XComs, short for Cross-Communications, allow tasks in an Airflow DAG to share data with each other. They store small pieces of data (key-value pairs) in Airflow’s metadata database, making it possible for one task to push data and another task to retrieve it later.

When using a PythonOperator, Airflow automatically creates an XCom if the function returns a value. However, the way Airflow names and stores these values might not always be intuitive. To have more control over the XCom, you can use the task instance (ti) object and specify a custom key when pushing data.

Let's look at a simple example:

# dags/xcom_dag.py

from airflow import DAG
from airflow.operators.bash import BashOperator
from airflow.operators.python import PythonOperator

from random import uniform
from datetime import datetime

default_args = {
    'start_date': datetime(2020, 1, 1)
}

def _training_model(ti):
    accuracy = uniform(0.1, 10.0)
    print(f'model\'s accuracy: {accuracy}')

def _choose_best_model(ti):
    print('choose best model')

with DAG('xcom_dag',
         schedule_interval='@daily',
         default_args=default_args,
         catchup=False) as dag:

    downloading_data = BashOperator(
        task_id='downloading_data',
        bash_command='sleep 3'
    )

    training_model_task = [
        PythonOperator(
            task_id=f'training_model_{task}',
            python_callable=_training_model
        ) for task in ['A', 'B', 'C']]

    choose_model = PythonOperator(
        task_id='choose_model',
        python_callable=_choose_best_model
    )

    downloading_data >> training_model_task >> choose_model

Once the above code is executed in Airflow, navigating to the XCom tables will show a newly generated XCom by default, as shown below:

By default, BashOperator stores the command's output in XCom. However, if you don't need this behavior, you can set do_xcom_push=False to prevent unnecessary data storage. This helps keep the Airflow metadata database clean and optimized.

Using XComs for Data Sharing

We can modify the code by explicitly pushing and pulling XComs using the task instance (ti). This allows tasks to share data efficiently:

# dags/xcom_dag.py

from airflow import DAG
from airflow.operators.bash import BashOperator
from airflow.operators.python import PythonOperator

from random import uniform
from datetime import datetime

default_args = {
    'start_date': datetime(2020, 1, 1)
}

def _training_model(ti):
    accuracy = uniform(0.1, 10.0)
    print(f'model\'s accuracy: {accuracy}')
    ti.xcom_push(key='model_accuracy', value=accuracy)

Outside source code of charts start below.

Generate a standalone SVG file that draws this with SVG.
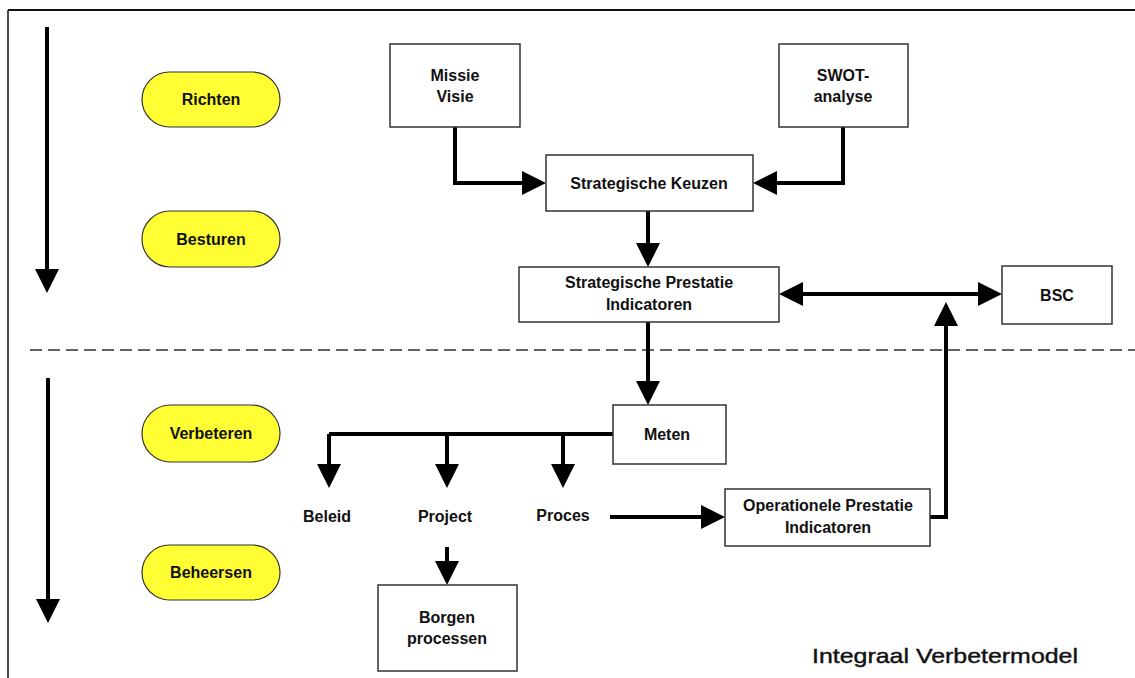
<svg xmlns="http://www.w3.org/2000/svg" width="1135" height="678" viewBox="0 0 1135 678">
<style>
.box{fill:#fff;stroke:#333;stroke-width:1.5}
.pill{fill:#ffff33;stroke:#333;stroke-width:1.2}
.t{font-family:"Liberation Sans",Arial,sans-serif;font-weight:bold;font-size:16px;fill:#111;text-anchor:middle}
.c{fill:none;stroke:#000;stroke-width:4}
.ah{marker-end:url(#ar)}
</style>
<defs>
<marker id="ar" markerUnits="userSpaceOnUse" markerWidth="24" markerHeight="24" viewBox="0 0 24 24" refX="12" refY="12" orient="auto">
<path d="M0,0 L24,12 L0,24 z" fill="#000"/>
</marker>
<marker id="arS" markerUnits="userSpaceOnUse" markerWidth="24" markerHeight="24" viewBox="0 0 24 24" refX="12" refY="12" orient="auto-start-reverse">
<path d="M0,0 L24,12 L0,24 z" fill="#000"/>
</marker>
</defs>
<rect width="1135" height="678" fill="#fff"/>
<g id="frame">
<line x1="8" y1="10" x2="1135" y2="10" stroke="#111" stroke-width="2"/>
<line x1="8" y1="10" x2="8" y2="678" stroke="#111" stroke-width="1.5"/>
<line x1="30" y1="350" x2="1135" y2="350" stroke="#333" stroke-width="1.5" stroke-dasharray="12 6"/>
</g>
<g id="connectors">
<line class="c ah" x1="47" y1="27" x2="47" y2="281"/>
<line class="c ah" x1="48" y1="378" x2="48" y2="611"/>
<polyline class="c ah" points="455,127 455,183 534,183"/>
<polyline class="c ah" points="843,127 843,183 765,183"/>
<line class="c ah" x1="648" y1="211" x2="648" y2="255"/>
<line class="c" x1="791" y1="294" x2="990" y2="294" marker-start="url(#arS)" marker-end="url(#ar)"/>
<polyline class="c ah" points="930,517 946,517 946,314"/>
<line class="c ah" x1="648" y1="322" x2="648" y2="393"/>
<polyline class="c" points="613,434 329,434"/>
<line class="c ah" x1="329" y1="434" x2="329" y2="476"/>
<line class="c ah" x1="447" y1="434" x2="447" y2="476"/>
<line class="c ah" x1="563" y1="434" x2="563" y2="476"/>
<line class="c ah" x1="610" y1="517" x2="713" y2="517"/>
<line class="c ah" x1="447" y1="547" x2="447" y2="573"/>
</g>
<g id="richten"><rect class="pill" x="142" y="72" width="138" height="55" rx="27.5"/><text class="t" x="211" y="105">Richten</text></g>
<g id="besturen"><rect class="pill" x="142" y="211" width="138" height="56" rx="28"/><text class="t" x="211" y="245">Besturen</text></g>
<g id="verbeteren"><rect class="pill" x="142" y="405" width="138" height="57" rx="28.5"/><text class="t" x="211" y="439">Verbeteren</text></g>
<g id="beheersen"><rect class="pill" x="142" y="545" width="138" height="55" rx="27.5"/><text class="t" x="211" y="578">Beheersen</text></g>
<g id="missie"><rect class="box" x="390" y="44" width="130" height="83"/><text class="t" x="455" y="81">Missie</text><text class="t" x="455" y="102">Visie</text></g>
<g id="swot"><rect class="box" x="779" y="44" width="129" height="83"/><text class="t" x="843" y="81">SWOT-</text><text class="t" x="843" y="102">analyse</text></g>
<g id="keuzen"><rect class="box" x="546" y="155" width="207" height="56"/><text class="t" x="649" y="189">Strategische Keuzen</text></g>
<g id="spi"><rect class="box" x="519" y="267" width="260" height="55"/><text class="t" x="649" y="288">Strategische Prestatie</text><text class="t" x="649" y="310">Indicatoren</text></g>
<g id="bsc"><rect class="box" x="1002" y="266" width="110" height="58"/><text class="t" x="1057" y="301">BSC</text></g>
<g id="meten"><rect class="box" x="613" y="405" width="113" height="59"/><text class="t" x="667" y="440">Meten</text></g>
<g id="beleid"><text class="t" x="327" y="522">Beleid</text></g>
<g id="project"><text class="t" x="445" y="522">Project</text></g>
<g id="proces"><text class="t" x="563" y="521">Proces</text></g>
<g id="opi"><rect class="box" x="725" y="489" width="205" height="57"/><text class="t" x="828" y="511">Operationele Prestatie</text><text class="t" x="828" y="533">Indicatoren</text></g>
<g id="borgen"><rect class="box" x="378" y="585" width="139" height="86"/><text class="t" x="447" y="623">Borgen</text><text class="t" x="447" y="644">processen</text></g>
<g id="title"><text x="945" y="663" font-family="'Liberation Sans',Arial,sans-serif" font-size="21" fill="#111" stroke="#111" stroke-width="0.4" text-anchor="middle" textLength="266" lengthAdjust="spacingAndGlyphs">Integraal Verbetermodel</text></g>
</svg>
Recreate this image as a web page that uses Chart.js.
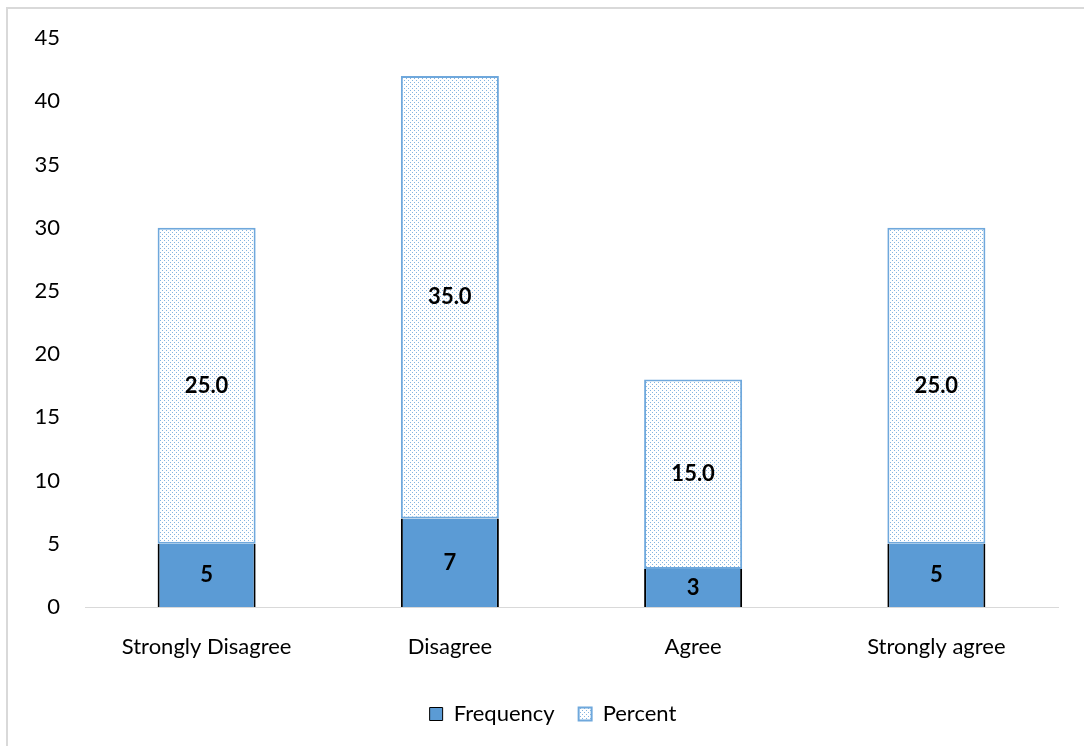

def _choose_best_model(ti):
    print('choose best model')
    accuracies = ti.xcom_pull(key='model_accuracy', task_ids=['training_model_A', 'training_model_B', 'training_model_C'])
    print(accuracies)

with DAG('xcom_dag',
         schedule_interval='@daily',
         default_args=default_args,
         catchup=False) as dag:

    downloading_data = BashOperator(
        task_id='downloading_data',
        bash_command='sleep 3',
        do_xcom_push=False  # Prevents unnecessary XCom storage
    )

    training_model_task = [
        PythonOperator(
            task_id=f'training_model_{task}',
            python_callable=_training_model
        ) for task in ['A', 'B', 'C']]

    choose_model = PythonOperator(
        task_id='choose_model',
        python_callable=_choose_best_model
    )

    downloading_data >> training_model_task >> choose_model

This DAG demonstrates how XComs facilitate data sharing between tasks in Airflow. It starts with a BashOperator task (downloading_data) that simulates data preparation. Next, three PythonOperator tasks (training_model_A, training_model_B, and training_model_C) generate random accuracy scores and push them to XCom using ti.xcom_push(key='model_accuracy', value=accuracy). Finally, the choose_model task retrieves these values using ti.xcom_pull(key='model_accuracy', task_ids=['training_model_A', 'training_model_B', 'training_model_C']) and prints them. This process enables tasks to exchange data without direct dependencies, with values stored in Airflow’s metadata database for later retrieval.

As a proof of success, the screenshot below shows the result logs for the choose_model task, where the accuracy scores are printed:

XCom Limitations

While XComs are powerful, they do have limitations. Since Airflow is an orchestration tool, not a data processing tool, handling large volumes of data via XComs can be inefficient. The size limitations depend on the metadata database being used:

MySQL: ~64 KB
PostgreSQL: ~1 GB
SQLite: ~2 GB

For larger data transfers, consider using external storage solutions like Amazon S3, Google Cloud Storage, or Azure Blob Storage, and pass only references (e.g., file paths) via XComs.

With this understanding, you can now confidently use XComs in Airflow to facilitate data sharing between tasks while ensuring efficiency and best practices.